Grid Reference: TG 350 128

GPS Coordinates: 52.662031, 1.4750810

what3words: apprehend.newspaper.calm

Size: 1.5 ha (3.7 acres).

Parish: South Walsham

Owned By: Norfolk County Council

Access Parking: Open to the public. Walsham Fen borders Jary’s Meadow to the south and is adjacent to the Panxworth-Hemblington green lane which runs north/south. Limited parking is available at the south end of the bridleway at Hemblington, entailing an enjoyable 1.5 km walk to site; parking is very restricted at the north end of the bridleway.

Underfoot: Good all round the site via a boardwalk completed in 2005. Please take care if going off the boardwalk as whole area can be wet and boggy.

Habitats: Fen-meadow, tall-herb fen, stream, ditches, ponds, carr and scrub.

Main Conservation Interest: Wetland habitats including floristically-rich fen-meadow.

Conservation Status: Local Nature Reserve (notified and opened in 1989) and a County Wildlife Site (since 2003).

Management: Areas managed by BADCOG since 1986 on behalf of NCC Countryside Team. NCC management plan for the fen.

Description: Walsham Fen has a history of rough summer grazing. Cattle and horses were free to graze over the fen and the vegetation was regularly mown to increase the amount of palatable grass and decrease the amount of sedge. The course grasses, rushes and sedge, once cut, were used as marsh litter and hay. The beds of Norfolk reed here were never very extensive and were of too poor quality for thatching. In an attempt to improve grazing, further drainage ditches were dug before the First World War, these being dug by hand and kept open with thorn and willow faggots laid along the sides.
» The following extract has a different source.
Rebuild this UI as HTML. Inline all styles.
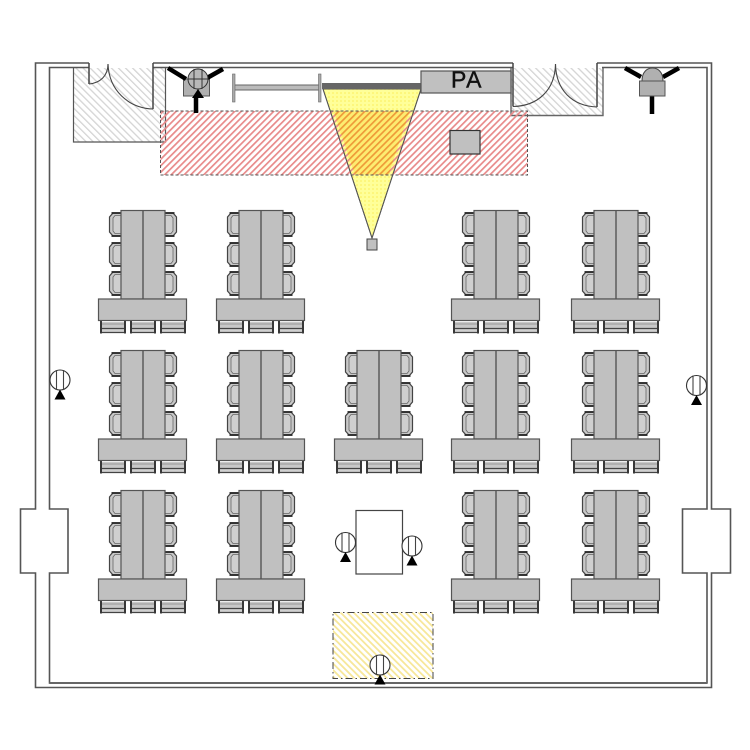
<!DOCTYPE html>
<html><head><meta charset="utf-8"><style>
html,body{margin:0;padding:0;background:#fff;width:750px;height:750px;overflow:hidden}
svg{display:block}
text{font-family:"Liberation Sans",sans-serif}
</style></head><body>
<svg width="750" height="750" viewBox="0 0 750 750" xmlns="http://www.w3.org/2000/svg">
<defs>
<pattern id="gh" width="5" height="5" patternUnits="userSpaceOnUse" patternTransform="rotate(-45)"><rect width="5" height="5" fill="#fff"/><rect width="1.3" height="5" fill="#d4d4d4"/></pattern>
<pattern id="rh" width="4.6" height="4.6" patternUnits="userSpaceOnUse" patternTransform="rotate(45)"><rect width="1.7" height="4.6" fill="#e88a8a"/></pattern>
<pattern id="oh" width="4.6" height="4.6" patternUnits="userSpaceOnUse" patternTransform="rotate(45)"><rect width="4.6" height="4.6" fill="#fdec70"/><rect width="1.7" height="4.6" fill="#ee9a38"/></pattern>
<pattern id="yh" width="4.6" height="4.6" patternUnits="userSpaceOnUse" patternTransform="rotate(-45)"><rect width="4.6" height="4.6" fill="#fff"/><rect width="1.8" height="4.6" fill="#f7e79a"/></pattern>
<pattern id="yc" width="4" height="4" patternUnits="userSpaceOnUse"><rect width="4" height="4" fill="#ffff99"/><rect width="2" height="2" fill="#fdf77c"/></pattern>
<g id="cl"><path d="M12 0H4L0.500 4V19L4 23H12" fill="#c8c8c8" stroke="#444" stroke-width="1.2"/><path d="M2.500 0H12M2.500 23H12" fill="none" stroke="#222" stroke-width="1.8"/><path d="M12 2.500H6L4 5V18L6 20.500H12" fill="#cfcfcf" stroke="#666" stroke-width=".8"/></g>
<g id="cb"><path d="M0 0V12.500M24 0V12.500" fill="none" stroke="#222" stroke-width="1.8"/><rect x="1" y="1" width="22" height="6" fill="#c8c8c8"/><path d="M1 3H23" stroke="#888" stroke-width=".7"/><rect x="1" y="7" width="22" height="4" fill="#d0d0d0"/><path d="M1 7.500H23M1 11.500H23" stroke="#444" stroke-width="1.2"/></g>
<g id="u">
<use href="#cl" x="109" y="213"/><use href="#cl" x="109" y="243"/><use href="#cl" x="109" y="272"/>
<use href="#cl" transform="translate(177 213) scale(-1 1)"/><use href="#cl" transform="translate(177 243) scale(-1 1)"/><use href="#cl" transform="translate(177 272) scale(-1 1)"/>
<use href="#cb" x="101" y="321"/><use href="#cb" x="131" y="321"/><use href="#cb" x="161" y="321"/>
<rect x="121" y="210.500" width="44" height="88.500" fill="#c0c0c0" stroke="#555" stroke-width="1.2"/>
<line x1="143" y1="210.500" x2="143" y2="299" stroke="#555" stroke-width="1.4"/>
<rect x="98.500" y="299" width="88" height="21.500" fill="#c0c0c0" stroke="#555" stroke-width="1.2"/>
</g>
<g id="m"><circle cx="0" cy="0" r="10" fill="#fff" stroke="#333" stroke-width="1.1"/><path d="M-3.500 -10V10M3.500 -10V10" stroke="#444" stroke-width="1.1"/><path d="M0 9.500L5.500 19.500H-5.500Z" fill="#000"/></g>
</defs>
<rect width="750" height="750" fill="#fff"/>

<!-- hatched rooms -->
<rect x="73.500" y="68" width="92" height="74" fill="url(#gh)" stroke="none"/>
<path d="M73.500 68V142H165.500V68" fill="none" stroke="#555" stroke-width="1.2"/>
<rect x="511" y="68" width="92" height="48" fill="url(#gh)"/>
<path d="M511 68V115.500H603V68" fill="none" stroke="#666" stroke-width="1.4"/>

<!-- walls -->
<g fill="none" stroke="#555" stroke-width="1.6">
<path d="M89 63H35.500V509H20.500V573H35.500V687.500H711.500V573H730.500V509H711.500V63H597"/>
<path d="M153 63H513"/>
<path d="M89 67.500H49.500V509H68V573H49.500V683H707V573H682.500V509H707V67.500H602"/>
<path d="M153 67.500H513"/>
</g>
<path d="M49.500 683H707" stroke="#666" stroke-width="2" fill="none"/>
<rect x="36.500" y="510" width="12" height="62" fill="#fff"/>
<rect x="708" y="510" width="3" height="62" fill="#fff"/>
<rect x="90" y="60" width="62" height="7" fill="#fff"/>
<rect x="514" y="60" width="82" height="7" fill="#fff"/>

<!-- doors -->
<g fill="none" stroke="#444" stroke-width="1.1">
<path d="M89 84C100 83 108 76 108 64"/>
<path d="M108 64C109 90 128 108 153 109"/>
<path d="M513 106.500C538 106 555 90 555.500 64"/>
<path d="M555.500 64C556 90 572 106 597 107"/>
</g>
<path d="M89 63V84M153 63V109" stroke="#444" stroke-width="1.5" fill="none"/>
<path d="M513 63V106.500M597 63V107" stroke="#444" stroke-width="1.5" fill="none"/>

<!-- projector cone -->
<path d="M323 89H421L372 238Z" fill="url(#yc)" stroke="#555" stroke-width="1"/>
<rect x="367" y="239" width="10" height="11" fill="#c0c0c0" stroke="#444" stroke-width="1"/>
<!-- red zone -->
<rect x="160.500" y="111" width="367" height="64" fill="url(#rh)" stroke="#555" stroke-width="1" stroke-dasharray="3 2"/>
<path d="M333.700 111.500H409.600L388.700 174.500H354.700Z" fill="url(#oh)"/>
<path d="M323 89L372 238L421 89" fill="none" stroke="#555" stroke-width="1"/>
<rect x="450" y="130.500" width="30" height="23.500" fill="#c0c0c0" stroke="#333" stroke-width="1.2"/>

<!-- screen -->
<rect x="234" y="85" width="86" height="5" fill="#bbb" stroke="#666" stroke-width="1"/>
<rect x="232.500" y="74" width="2.500" height="28" fill="#aaa" stroke="#666" stroke-width=".6"/>
<rect x="318.500" y="74" width="2.500" height="28" fill="#aaa" stroke="#666" stroke-width=".6"/>
<rect x="322" y="83" width="99" height="6" fill="#666"/>
<rect x="421" y="71" width="90" height="22" fill="#c0c0c0" stroke="#555" stroke-width="1.2"/>
<text x="467" y="87.500" font-size="23" text-anchor="middle" letter-spacing="1.500" fill="#111" stroke="#111" stroke-width=".4">PA</text>

<!-- left camera -->
<rect x="183.500" y="79" width="26" height="17" fill="#b0b0b0" stroke="#555" stroke-width="1"/>
<path d="M168 68L186 79M223 69L207 78M196 97V113" stroke="#000" stroke-width="4.500" fill="none"/>
<circle cx="198" cy="79" r="10" fill="#b8b8b8" stroke="#333" stroke-width="1"/>
<path d="M194 69V89M202 69V89M188 79H208" stroke="#333" stroke-width="1" fill="none"/>
<path d="M198 89L204 98H192Z" fill="#000"/>
<!-- right camera -->
<path d="M625 68L641 77M679 68L663 77M652 96V114" stroke="#000" stroke-width="4.500" fill="none"/>
<path d="M642 81C642 72 647 68 652.500 68C658 68 663 72 663 81Z" fill="#b0b0b0" stroke="#444" stroke-width="1"/>
<rect x="639.500" y="81" width="25.500" height="15" fill="#b0b0b0" stroke="#555" stroke-width="1"/>

<!-- tables -->
<use href="#u"/><use href="#u" x="118"/><use href="#u" x="353"/><use href="#u" x="473"/>
<use href="#u" y="140"/><use href="#u" x="118" y="140"/><use href="#u" x="236" y="140"/><use href="#u" x="353" y="140"/><use href="#u" x="473" y="140"/>
<use href="#u" y="280"/><use href="#u" x="118" y="280"/><use href="#u" x="353" y="280"/><use href="#u" x="473" y="280"/>

<!-- white table + mics -->
<rect x="356" y="510.500" width="46.500" height="63.500" fill="#fff" stroke="#444" stroke-width="1.2"/>
<rect x="333" y="612.500" width="100" height="66" fill="url(#yh)" stroke="#444" stroke-width="1" stroke-dasharray="7 3 1.500 3"/>
<use href="#m" x="60" y="380"/>
<use href="#m" x="696.500" y="385.500"/>
<use href="#m" x="345.500" y="542.500"/>
<use href="#m" x="412" y="546"/>
<use href="#m" x="380" y="665"/>
</svg>
</body></html>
During and after the Second World War a tracked excavator was used. However, drainage reduced the volume of water beneath the peat causing it to shrink and its levels to drop. When the Internal Drainage Board abandoned the main drain in the early 1980s the surface of the fen began to flood as the unattended drain became choked with vegetation. The fen became wetter and wetter and virtually unusable. Without grazing, it was quickly smothered by tall rank vegetation. The fen lay derelict for two years, used only for shooting, before its potential for nature conservation was recognised.

Today, a circular boardwalk provides access around most of the site and a hide near the entrance provides views over the nearby pond, reedbed and fen-meadow. A viewing platform also gives views along the dyke on the north side.

This is a diverse site supporting several habitat types over a small area which include tall-herb fen and fen-meadow, scrub, ponds, ditches and a flowing stream which forms the northern boundary. Large areas are dominated by common reed and reed sweet-grass, with a fen-meadow community at the heart of the reserve supporting a species-rich flora, including southern marsh-orchid (see here for annual orchid counts), common marsh-bedstraw, greater bird’s-foot-trefoil, marsh-marigold, marsh thistle, water mint, yellow rattle, wild angelica, hemp-agrimony, meadowsweet, blunt-flowered rush, branched bur-reed, lesser pond-sedge and marsh horsetail. The stream forms an interesting and attractive boundary. It has a variable flow and depth, and supports abundant water-starwort with alder and greater tussock-sedge at the edges. Lines of mature trees, carr woodland and scrub form the remaining boundaries and are invaluable for foraging birds, including willow warbler and siskin, and insects such as hawking dragonflies.

Walsham Fen boasts an impressive fauna which includes Chinese water deer, water vole, woodcock, common snipe, woodpeckers, warblers (including Cetti’s), grass snake, common frog, hornet, dark bush-cricket, short-winged cone-head (also a cricket) and glow-worm. At least 15 species of butterfly and 10 species of dragonfly have been recorded to date.

The current labour-intensive management regime is aimed at mimicking grazing to maintain the open tall-herb fen and fen-meadow. The fen-meadow is given priority and is mown annually to prevent the process of drying out and colonisation by coarse herbs, grasses and scrub. Other areas are also cut including the reed which is cut in winter on a two year rotation. Two ponds were excavated in 1989 at the eastern end of the site; these have been rapidly colonised by an aquatic flora and fauna. Just as at Howes Meadow, the site requires constant input, with several work parties taking place each year. The reintroduction of grazing would enhance the site’s conservation value and also reduce the need for such labour intensive workload.

In 1988 BADCOG won an award from the Shell UK ‘Better Britain’ Campaign in recognition of our work on Walsham Fen.

When to Visit: In early spring for marsh-marigold and in June for southern marsh-orchid. Sunny days in spring and summer are good for butterflies and dragonflies, July/August for glow-worms. Winter is a good time to see Chinese water deer and birds including woodcock and flocks of siskins.